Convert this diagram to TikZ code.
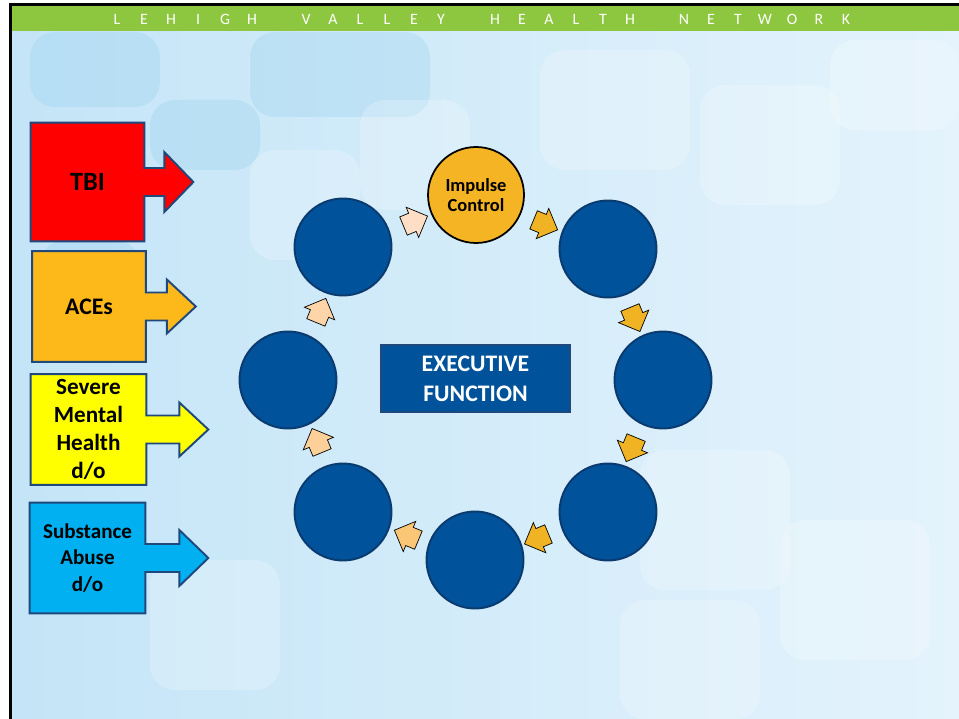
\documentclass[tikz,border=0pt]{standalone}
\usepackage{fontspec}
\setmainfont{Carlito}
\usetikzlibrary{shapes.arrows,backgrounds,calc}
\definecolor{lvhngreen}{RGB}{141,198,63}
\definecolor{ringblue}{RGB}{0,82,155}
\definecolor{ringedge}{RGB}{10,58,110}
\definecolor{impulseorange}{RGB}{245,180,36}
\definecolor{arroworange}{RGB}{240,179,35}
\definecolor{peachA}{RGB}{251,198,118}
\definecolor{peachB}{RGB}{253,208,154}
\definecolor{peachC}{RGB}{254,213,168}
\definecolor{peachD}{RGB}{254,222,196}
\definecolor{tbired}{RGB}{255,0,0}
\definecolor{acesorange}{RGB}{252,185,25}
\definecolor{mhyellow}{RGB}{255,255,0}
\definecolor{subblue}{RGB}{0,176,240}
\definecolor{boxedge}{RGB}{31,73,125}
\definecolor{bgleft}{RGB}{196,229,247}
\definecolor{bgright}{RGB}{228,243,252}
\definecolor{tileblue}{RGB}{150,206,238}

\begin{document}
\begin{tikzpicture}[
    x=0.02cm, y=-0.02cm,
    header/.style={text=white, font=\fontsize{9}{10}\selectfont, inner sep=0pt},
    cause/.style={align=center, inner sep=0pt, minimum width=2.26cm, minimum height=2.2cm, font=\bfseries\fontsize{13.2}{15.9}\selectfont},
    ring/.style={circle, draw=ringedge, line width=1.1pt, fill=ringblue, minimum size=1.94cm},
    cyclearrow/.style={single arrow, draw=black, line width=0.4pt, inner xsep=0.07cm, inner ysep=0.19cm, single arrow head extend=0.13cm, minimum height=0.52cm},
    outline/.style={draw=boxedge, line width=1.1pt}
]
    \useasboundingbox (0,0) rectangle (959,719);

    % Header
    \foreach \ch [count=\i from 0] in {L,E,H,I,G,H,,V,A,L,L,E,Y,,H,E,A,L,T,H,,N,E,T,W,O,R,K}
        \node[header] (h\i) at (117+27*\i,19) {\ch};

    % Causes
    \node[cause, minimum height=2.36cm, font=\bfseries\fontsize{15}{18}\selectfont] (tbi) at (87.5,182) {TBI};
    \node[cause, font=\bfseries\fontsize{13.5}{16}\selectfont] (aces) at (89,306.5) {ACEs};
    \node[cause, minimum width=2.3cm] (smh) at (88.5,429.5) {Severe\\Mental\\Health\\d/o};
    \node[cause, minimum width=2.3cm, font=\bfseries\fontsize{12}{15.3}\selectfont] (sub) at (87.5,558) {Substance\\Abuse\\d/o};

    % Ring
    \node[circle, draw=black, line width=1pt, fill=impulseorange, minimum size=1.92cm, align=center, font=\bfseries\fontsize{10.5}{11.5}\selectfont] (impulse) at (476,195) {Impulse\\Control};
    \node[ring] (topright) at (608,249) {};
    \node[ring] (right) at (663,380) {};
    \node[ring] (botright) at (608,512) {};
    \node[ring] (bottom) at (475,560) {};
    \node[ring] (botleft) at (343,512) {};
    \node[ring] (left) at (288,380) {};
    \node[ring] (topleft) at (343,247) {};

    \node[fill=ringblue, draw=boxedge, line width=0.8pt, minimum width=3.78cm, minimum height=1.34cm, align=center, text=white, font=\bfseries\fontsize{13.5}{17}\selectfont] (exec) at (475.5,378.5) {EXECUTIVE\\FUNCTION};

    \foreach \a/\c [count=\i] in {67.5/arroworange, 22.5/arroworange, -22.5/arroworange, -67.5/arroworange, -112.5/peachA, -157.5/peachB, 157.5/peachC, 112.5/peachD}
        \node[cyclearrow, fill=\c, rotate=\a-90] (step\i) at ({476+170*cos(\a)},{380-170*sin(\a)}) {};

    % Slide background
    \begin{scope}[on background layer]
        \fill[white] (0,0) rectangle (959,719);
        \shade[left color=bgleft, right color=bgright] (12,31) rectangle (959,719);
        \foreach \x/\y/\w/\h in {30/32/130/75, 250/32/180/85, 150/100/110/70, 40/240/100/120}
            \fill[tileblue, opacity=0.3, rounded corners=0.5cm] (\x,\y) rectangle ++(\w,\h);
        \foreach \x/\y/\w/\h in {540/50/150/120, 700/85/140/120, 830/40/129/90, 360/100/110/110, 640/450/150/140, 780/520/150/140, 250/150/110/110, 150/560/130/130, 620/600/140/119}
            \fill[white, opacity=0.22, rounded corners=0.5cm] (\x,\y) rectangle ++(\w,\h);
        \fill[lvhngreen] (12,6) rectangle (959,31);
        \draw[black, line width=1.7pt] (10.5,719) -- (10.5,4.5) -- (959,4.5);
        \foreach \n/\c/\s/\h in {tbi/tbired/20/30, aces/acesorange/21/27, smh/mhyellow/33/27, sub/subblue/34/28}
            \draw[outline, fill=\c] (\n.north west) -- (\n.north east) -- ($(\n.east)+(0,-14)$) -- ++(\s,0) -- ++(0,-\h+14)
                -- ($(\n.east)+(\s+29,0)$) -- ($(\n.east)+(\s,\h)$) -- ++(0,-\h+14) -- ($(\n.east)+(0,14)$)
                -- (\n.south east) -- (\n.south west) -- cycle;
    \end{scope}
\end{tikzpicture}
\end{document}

● Job
All the material shown above is to be copied exactly, with no pictures carried over.

● Result
Convert this diagram to TikZ code.
\documentclass[tikz,border=0pt]{standalone}
\usepackage{fontspec}
\setmainfont{Carlito}
\usetikzlibrary{shapes.arrows,backgrounds,calc}
\definecolor{lvhngreen}{RGB}{141,198,63}
\definecolor{ringblue}{RGB}{0,82,155}
\definecolor{ringedge}{RGB}{10,58,110}
\definecolor{impulseorange}{RGB}{245,180,36}
\definecolor{arroworange}{RGB}{240,179,35}
\definecolor{peachA}{RGB}{251,198,118}
\definecolor{peachB}{RGB}{253,208,154}
\definecolor{peachC}{RGB}{254,213,168}
\definecolor{peachD}{RGB}{254,222,196}
\definecolor{tbired}{RGB}{255,0,0}
\definecolor{acesorange}{RGB}{252,185,25}
\definecolor{mhyellow}{RGB}{255,255,0}
\definecolor{subblue}{RGB}{0,176,240}
\definecolor{boxedge}{RGB}{31,73,125}
\definecolor{bgleft}{RGB}{196,229,247}
\definecolor{bgright}{RGB}{228,243,252}
\definecolor{tileblue}{RGB}{150,206,238}

\begin{document}
\begin{tikzpicture}[
    x=0.02cm, y=-0.02cm,
    header/.style={text=white, font=\fontsize{9}{10}\selectfont, inner sep=0pt},
    cause/.style={align=center, inner sep=0pt, minimum width=2.26cm, minimum height=2.2cm, font=\bfseries\fontsize{13.2}{15.9}\selectfont},
    ring/.style={circle, draw=ringedge, line width=1.1pt, fill=ringblue, minimum size=1.94cm},
    cyclearrow/.style={single arrow, draw=black, line width=0.4pt, inner xsep=0.07cm, inner ysep=0.19cm, single arrow head extend=0.13cm, minimum height=0.52cm},
    outline/.style={draw=boxedge, line width=1.1pt}
]
    \useasboundingbox (0,0) rectangle (959,719);

    % Header
    \foreach \ch [count=\i from 0] in {L,E,H,I,G,H,,V,A,L,L,E,Y,,H,E,A,L,T,H,,N,E,T,W,O,R,K}
        \node[header] (h\i) at (117+27*\i,19) {\ch};

    % Causes
    \node[cause, minimum height=2.36cm, font=\bfseries\fontsize{15}{18}\selectfont] (tbi) at (87.5,182) {TBI};
    \node[cause, font=\bfseries\fontsize{13.5}{16}\selectfont] (aces) at (89,306.5) {ACEs};
    \node[cause, minimum width=2.3cm] (smh) at (88.5,429.5) {Severe\\Mental\\Health\\d/o};
    \node[cause, minimum width=2.3cm, font=\bfseries\fontsize{12}{15.3}\selectfont] (sub) at (87.5,558) {Substance\\Abuse\\d/o};

    % Ring
    \node[circle, draw=black, line width=1pt, fill=impulseorange, minimum size=1.92cm, align=center, font=\bfseries\fontsize{10.5}{11.5}\selectfont] (impulse) at (476,195) {Impulse\\Control};
    \node[ring] (topright) at (608,249) {};
    \node[ring] (right) at (663,380) {};
    \node[ring] (botright) at (608,512) {};
    \node[ring] (bottom) at (475,560) {};
    \node[ring] (botleft) at (343,512) {};
    \node[ring] (left) at (288,380) {};
    \node[ring] (topleft) at (343,247) {};

    \node[fill=ringblue, draw=boxedge, line width=0.8pt, minimum width=3.78cm, minimum height=1.34cm, align=center, text=white, font=\bfseries\fontsize{13.5}{17}\selectfont] (exec) at (475.5,378.5) {EXECUTIVE\\FUNCTION};

    \foreach \a/\c [count=\i] in {67.5/arroworange, 22.5/arroworange, -22.5/arroworange, -67.5/arroworange, -112.5/peachA, -157.5/peachB, 157.5/peachC, 112.5/peachD}
        \node[cyclearrow, fill=\c, rotate=\a-90] (step\i) at ({476+170*cos(\a)},{380-170*sin(\a)}) {};

    % Slide background
    \begin{scope}[on background layer]
        \fill[white] (0,0) rectangle (959,719);
        \shade[left color=bgleft, right color=bgright] (12,31) rectangle (959,719);
        \foreach \x/\y/\w/\h in {30/32/130/75, 250/32/180/85, 150/100/110/70, 40/240/100/120}
            \fill[tileblue, opacity=0.3, rounded corners=0.5cm] (\x,\y) rectangle ++(\w,\h);
        \foreach \x/\y/\w/\h in {540/50/150/120, 700/85/140/120, 830/40/129/90, 360/100/110/110, 640/450/150/140, 780/520/150/140, 250/150/110/110, 150/560/130/130, 620/600/140/119}
            \fill[white, opacity=0.22, rounded corners=0.5cm] (\x,\y) rectangle ++(\w,\h);
        \fill[lvhngreen] (12,6) rectangle (959,31);
        \draw[black, line width=1.7pt] (10.5,719) -- (10.5,4.5) -- (959,4.5);
        \foreach \n/\c/\s/\h in {tbi/tbired/20/30, aces/acesorange/21/27, smh/mhyellow/33/27, sub/subblue/34/28}
            \draw[outline, fill=\c] (\n.north west) -- (\n.north east) -- ($(\n.east)+(0,-14)$) -- ++(\s,0) -- ++(0,-\h+14)
                -- ($(\n.east)+(\s+29,0)$) -- ($(\n.east)+(\s,\h)$) -- ++(0,-\h+14) -- ($(\n.east)+(0,14)$)
                -- (\n.south east) -- (\n.south west) -- cycle;
    \end{scope}
\end{tikzpicture}
\end{document}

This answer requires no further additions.